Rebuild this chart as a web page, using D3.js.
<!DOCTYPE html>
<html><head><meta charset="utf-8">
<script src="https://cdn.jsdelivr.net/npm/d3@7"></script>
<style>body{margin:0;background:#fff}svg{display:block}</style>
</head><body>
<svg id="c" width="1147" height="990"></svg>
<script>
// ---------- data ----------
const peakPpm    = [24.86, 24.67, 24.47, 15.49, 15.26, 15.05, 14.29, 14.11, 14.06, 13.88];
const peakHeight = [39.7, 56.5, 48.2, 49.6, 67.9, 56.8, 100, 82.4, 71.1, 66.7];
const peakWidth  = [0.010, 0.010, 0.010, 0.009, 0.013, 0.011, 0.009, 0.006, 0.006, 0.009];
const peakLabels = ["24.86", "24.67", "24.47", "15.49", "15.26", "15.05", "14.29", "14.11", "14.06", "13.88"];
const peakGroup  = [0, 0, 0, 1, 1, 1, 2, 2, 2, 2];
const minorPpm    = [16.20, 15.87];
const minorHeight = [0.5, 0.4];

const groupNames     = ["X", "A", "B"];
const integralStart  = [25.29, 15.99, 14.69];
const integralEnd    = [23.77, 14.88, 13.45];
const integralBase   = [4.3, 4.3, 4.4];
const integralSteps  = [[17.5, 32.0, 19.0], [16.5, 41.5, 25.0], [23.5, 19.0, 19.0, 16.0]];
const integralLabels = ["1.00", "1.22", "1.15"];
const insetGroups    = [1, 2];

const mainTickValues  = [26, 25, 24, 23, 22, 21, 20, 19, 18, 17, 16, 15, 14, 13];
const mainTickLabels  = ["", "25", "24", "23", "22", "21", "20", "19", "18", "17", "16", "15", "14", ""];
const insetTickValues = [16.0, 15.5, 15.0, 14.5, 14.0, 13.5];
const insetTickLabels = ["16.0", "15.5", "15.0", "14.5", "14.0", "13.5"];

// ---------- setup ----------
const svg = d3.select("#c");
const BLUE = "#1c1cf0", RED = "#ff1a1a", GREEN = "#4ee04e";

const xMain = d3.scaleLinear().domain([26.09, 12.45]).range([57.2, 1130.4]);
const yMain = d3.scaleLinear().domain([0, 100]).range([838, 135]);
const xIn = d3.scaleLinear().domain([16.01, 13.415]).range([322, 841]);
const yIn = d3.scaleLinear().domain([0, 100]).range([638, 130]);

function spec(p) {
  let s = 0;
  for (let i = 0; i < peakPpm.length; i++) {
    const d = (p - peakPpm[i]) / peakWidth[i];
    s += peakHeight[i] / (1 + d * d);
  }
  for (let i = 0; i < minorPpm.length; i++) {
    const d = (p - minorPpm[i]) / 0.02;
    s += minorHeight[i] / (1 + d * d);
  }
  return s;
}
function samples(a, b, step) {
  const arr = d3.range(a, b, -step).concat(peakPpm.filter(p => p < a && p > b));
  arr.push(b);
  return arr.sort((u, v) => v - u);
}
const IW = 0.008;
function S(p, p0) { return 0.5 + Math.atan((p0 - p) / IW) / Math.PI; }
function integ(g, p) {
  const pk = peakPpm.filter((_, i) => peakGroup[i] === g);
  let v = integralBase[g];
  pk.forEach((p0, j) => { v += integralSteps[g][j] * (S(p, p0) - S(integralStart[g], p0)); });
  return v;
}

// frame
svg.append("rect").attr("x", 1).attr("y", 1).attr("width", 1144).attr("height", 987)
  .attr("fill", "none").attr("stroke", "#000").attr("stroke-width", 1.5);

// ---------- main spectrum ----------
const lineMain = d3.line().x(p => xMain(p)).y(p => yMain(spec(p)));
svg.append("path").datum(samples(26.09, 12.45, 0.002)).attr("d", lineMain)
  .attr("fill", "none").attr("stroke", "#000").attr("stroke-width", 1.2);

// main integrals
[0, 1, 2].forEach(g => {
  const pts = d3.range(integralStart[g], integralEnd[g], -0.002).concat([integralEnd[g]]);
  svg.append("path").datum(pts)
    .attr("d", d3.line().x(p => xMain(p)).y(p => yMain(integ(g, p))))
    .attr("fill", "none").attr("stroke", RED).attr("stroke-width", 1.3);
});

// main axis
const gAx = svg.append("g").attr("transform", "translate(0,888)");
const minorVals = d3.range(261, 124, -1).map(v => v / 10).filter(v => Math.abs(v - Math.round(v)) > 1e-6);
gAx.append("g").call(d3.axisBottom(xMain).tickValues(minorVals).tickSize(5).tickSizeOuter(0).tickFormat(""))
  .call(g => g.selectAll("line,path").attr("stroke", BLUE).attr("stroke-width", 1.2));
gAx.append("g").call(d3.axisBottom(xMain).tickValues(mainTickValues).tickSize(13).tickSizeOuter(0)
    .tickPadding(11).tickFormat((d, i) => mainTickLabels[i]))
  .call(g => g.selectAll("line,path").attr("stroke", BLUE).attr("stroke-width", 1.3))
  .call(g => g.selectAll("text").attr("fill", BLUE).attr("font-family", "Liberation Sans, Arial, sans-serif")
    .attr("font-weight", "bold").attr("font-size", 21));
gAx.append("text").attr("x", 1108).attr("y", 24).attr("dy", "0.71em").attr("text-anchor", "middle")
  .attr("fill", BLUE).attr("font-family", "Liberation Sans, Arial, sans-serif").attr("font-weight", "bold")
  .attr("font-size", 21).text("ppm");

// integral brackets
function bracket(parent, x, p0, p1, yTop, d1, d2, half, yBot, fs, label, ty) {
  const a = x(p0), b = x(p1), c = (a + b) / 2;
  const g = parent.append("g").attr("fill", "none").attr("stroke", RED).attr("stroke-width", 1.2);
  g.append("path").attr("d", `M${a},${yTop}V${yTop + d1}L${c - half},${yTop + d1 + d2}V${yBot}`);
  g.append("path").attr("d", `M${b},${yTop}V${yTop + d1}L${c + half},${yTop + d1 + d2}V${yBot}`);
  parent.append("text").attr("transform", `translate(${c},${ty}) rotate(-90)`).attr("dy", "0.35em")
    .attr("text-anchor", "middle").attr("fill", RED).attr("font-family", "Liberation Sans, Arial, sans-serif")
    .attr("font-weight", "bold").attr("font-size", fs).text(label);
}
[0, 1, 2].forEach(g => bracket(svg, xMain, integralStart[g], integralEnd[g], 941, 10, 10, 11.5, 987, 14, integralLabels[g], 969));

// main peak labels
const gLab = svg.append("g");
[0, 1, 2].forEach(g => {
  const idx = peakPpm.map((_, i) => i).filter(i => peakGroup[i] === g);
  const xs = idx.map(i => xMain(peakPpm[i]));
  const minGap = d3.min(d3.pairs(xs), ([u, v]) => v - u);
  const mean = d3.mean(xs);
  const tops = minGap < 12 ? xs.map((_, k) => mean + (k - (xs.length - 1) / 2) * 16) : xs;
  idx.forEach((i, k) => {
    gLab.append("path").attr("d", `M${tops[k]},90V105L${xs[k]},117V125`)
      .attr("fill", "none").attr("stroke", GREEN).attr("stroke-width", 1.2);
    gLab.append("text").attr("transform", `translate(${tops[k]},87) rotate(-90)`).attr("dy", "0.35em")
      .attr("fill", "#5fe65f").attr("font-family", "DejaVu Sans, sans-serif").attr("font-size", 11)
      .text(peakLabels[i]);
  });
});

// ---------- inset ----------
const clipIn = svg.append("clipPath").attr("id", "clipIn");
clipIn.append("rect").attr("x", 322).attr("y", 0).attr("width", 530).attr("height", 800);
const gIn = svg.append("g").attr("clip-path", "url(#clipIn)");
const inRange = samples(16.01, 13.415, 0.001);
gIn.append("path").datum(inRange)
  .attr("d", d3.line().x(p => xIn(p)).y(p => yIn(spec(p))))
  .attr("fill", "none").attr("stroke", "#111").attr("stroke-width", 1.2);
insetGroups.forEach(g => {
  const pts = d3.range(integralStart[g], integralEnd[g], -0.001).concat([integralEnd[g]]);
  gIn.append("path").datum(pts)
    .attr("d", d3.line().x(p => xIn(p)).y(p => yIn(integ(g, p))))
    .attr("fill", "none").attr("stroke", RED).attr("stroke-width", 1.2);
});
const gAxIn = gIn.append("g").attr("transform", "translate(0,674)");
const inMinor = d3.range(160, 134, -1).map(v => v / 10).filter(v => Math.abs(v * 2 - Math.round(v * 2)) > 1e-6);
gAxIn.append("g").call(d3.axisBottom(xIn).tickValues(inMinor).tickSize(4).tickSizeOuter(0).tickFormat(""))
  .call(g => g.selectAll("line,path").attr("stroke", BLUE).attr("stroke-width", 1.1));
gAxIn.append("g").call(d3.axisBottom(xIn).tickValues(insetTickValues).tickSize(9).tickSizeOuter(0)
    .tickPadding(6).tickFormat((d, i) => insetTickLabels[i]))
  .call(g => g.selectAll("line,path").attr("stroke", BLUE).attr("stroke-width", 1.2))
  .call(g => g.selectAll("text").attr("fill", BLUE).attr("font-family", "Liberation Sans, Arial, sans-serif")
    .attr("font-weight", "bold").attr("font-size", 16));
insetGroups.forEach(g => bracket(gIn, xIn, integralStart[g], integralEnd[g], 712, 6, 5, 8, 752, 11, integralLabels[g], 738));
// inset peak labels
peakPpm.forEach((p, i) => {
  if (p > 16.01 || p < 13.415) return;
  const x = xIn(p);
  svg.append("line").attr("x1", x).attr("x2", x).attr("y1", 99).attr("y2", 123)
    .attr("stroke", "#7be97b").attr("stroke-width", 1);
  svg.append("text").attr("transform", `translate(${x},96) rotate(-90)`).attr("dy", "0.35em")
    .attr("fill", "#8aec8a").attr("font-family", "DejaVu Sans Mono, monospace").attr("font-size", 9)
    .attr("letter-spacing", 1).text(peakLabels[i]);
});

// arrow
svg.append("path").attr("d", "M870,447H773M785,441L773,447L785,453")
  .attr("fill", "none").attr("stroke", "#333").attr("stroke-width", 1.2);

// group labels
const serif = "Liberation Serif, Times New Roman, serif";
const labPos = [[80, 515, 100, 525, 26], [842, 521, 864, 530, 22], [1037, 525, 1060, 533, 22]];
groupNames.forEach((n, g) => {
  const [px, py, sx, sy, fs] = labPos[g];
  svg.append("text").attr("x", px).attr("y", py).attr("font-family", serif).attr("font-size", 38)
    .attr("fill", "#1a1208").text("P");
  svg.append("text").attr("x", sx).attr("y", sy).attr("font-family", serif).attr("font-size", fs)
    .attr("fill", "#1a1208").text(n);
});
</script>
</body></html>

---

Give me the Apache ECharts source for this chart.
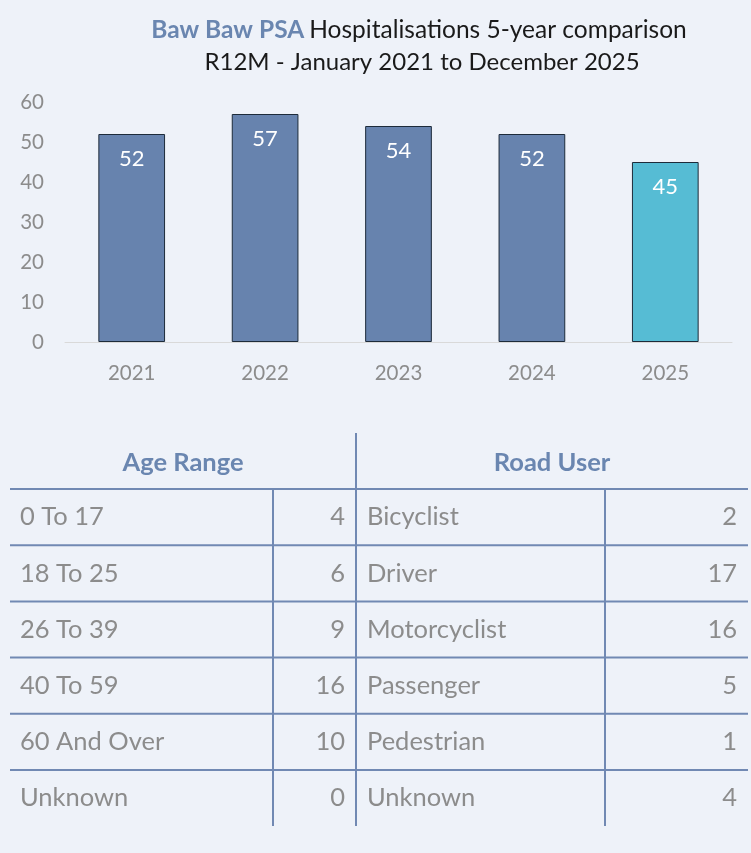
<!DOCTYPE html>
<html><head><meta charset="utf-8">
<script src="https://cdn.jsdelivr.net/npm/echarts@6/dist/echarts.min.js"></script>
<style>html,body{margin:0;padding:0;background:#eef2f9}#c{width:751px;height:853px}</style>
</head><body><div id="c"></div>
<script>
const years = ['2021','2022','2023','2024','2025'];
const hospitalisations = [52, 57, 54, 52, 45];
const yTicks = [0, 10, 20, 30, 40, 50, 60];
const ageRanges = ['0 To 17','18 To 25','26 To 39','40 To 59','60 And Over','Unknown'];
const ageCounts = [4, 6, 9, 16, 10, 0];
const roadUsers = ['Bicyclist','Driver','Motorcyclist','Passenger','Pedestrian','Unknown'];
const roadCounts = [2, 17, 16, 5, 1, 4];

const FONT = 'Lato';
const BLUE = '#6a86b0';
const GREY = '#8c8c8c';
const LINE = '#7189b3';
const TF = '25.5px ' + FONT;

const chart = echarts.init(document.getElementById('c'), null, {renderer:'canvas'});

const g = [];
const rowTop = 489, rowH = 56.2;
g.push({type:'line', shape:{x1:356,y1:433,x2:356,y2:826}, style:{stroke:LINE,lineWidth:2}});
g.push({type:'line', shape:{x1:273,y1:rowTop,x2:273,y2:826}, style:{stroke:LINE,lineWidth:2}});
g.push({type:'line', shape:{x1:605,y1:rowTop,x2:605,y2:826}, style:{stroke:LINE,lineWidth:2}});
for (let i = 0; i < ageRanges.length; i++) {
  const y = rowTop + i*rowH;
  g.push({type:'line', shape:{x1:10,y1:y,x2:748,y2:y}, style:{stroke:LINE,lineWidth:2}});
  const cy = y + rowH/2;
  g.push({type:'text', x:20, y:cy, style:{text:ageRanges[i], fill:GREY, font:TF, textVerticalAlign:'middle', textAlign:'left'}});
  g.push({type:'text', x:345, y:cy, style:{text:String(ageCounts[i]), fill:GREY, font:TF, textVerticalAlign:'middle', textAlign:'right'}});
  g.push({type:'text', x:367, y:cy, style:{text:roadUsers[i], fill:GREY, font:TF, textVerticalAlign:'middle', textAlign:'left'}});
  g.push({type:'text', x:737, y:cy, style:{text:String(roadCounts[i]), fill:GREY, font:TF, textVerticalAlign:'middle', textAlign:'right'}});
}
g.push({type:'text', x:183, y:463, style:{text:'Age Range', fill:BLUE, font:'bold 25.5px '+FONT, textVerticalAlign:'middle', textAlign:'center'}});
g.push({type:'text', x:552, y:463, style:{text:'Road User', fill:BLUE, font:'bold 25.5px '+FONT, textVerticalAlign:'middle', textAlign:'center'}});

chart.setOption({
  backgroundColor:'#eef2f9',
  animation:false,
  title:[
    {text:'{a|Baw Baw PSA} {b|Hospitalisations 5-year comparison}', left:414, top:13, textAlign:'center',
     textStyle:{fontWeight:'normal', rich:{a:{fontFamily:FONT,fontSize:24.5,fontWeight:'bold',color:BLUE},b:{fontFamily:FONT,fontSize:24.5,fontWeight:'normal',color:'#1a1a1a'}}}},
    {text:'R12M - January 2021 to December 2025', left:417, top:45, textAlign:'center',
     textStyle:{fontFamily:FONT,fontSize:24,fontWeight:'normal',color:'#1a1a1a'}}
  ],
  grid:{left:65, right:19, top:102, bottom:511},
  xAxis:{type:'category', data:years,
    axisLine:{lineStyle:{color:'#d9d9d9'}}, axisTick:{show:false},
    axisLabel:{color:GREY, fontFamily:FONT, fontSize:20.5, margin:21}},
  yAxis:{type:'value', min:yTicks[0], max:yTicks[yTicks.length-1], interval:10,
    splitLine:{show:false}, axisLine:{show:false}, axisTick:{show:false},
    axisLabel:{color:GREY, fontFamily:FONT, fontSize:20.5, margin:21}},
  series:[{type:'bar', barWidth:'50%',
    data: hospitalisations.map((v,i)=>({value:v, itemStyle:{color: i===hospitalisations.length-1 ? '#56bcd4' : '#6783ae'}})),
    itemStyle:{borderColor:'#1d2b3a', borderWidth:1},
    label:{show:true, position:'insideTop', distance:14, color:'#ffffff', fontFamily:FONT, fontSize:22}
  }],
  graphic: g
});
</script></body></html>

---

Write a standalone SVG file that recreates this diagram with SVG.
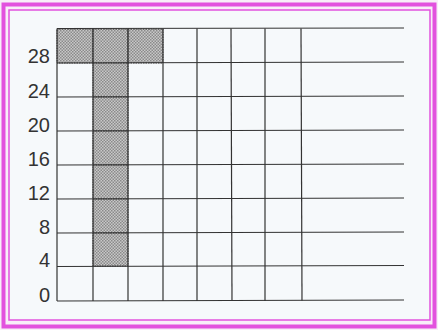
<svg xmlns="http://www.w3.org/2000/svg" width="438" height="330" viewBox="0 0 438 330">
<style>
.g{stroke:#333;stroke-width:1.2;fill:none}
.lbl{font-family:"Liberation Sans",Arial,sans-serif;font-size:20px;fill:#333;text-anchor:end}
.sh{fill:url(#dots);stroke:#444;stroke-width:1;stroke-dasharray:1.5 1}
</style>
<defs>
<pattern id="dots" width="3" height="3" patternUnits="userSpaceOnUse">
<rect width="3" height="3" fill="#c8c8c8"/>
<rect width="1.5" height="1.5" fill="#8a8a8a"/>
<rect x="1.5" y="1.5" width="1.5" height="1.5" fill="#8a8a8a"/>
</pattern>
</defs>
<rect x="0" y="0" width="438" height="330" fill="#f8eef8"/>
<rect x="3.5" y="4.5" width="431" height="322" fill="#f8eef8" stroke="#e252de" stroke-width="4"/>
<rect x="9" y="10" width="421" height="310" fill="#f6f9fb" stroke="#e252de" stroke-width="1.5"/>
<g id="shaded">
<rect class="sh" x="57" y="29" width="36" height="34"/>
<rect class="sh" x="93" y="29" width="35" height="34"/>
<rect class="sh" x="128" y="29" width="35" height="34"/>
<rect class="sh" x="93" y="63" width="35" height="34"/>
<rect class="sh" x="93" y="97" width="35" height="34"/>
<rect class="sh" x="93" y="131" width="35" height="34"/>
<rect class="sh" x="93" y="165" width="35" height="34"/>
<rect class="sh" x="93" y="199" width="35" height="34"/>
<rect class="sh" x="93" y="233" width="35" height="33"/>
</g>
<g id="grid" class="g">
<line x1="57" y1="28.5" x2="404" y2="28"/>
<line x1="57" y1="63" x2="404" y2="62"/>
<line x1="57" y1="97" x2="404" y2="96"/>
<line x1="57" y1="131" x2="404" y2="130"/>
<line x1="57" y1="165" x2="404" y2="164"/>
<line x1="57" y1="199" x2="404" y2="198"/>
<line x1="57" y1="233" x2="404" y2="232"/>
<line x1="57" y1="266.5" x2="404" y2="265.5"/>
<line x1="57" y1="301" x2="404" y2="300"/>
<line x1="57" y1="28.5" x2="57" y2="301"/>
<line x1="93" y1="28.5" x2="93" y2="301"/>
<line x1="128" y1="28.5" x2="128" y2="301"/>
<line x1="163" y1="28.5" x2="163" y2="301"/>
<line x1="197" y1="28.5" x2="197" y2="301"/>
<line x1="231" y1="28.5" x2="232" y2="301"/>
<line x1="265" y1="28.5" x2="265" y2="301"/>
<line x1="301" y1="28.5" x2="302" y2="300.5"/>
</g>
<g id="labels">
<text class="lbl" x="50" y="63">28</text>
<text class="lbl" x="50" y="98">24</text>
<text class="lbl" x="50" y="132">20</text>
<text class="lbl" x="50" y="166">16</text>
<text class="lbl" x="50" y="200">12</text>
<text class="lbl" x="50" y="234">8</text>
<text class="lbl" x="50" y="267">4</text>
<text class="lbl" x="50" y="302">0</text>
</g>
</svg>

> _INSTRUCTIONS TO FOLLOW_: From the records above, pull out each line that has "this".

> _REPLY TO THE EXERCISE_:
Rebuild this chart as a web page, using D3.js.
Give me the Apache ECharts source for this chart.
Write a standalone SVG file that recreates this diagram with SVG.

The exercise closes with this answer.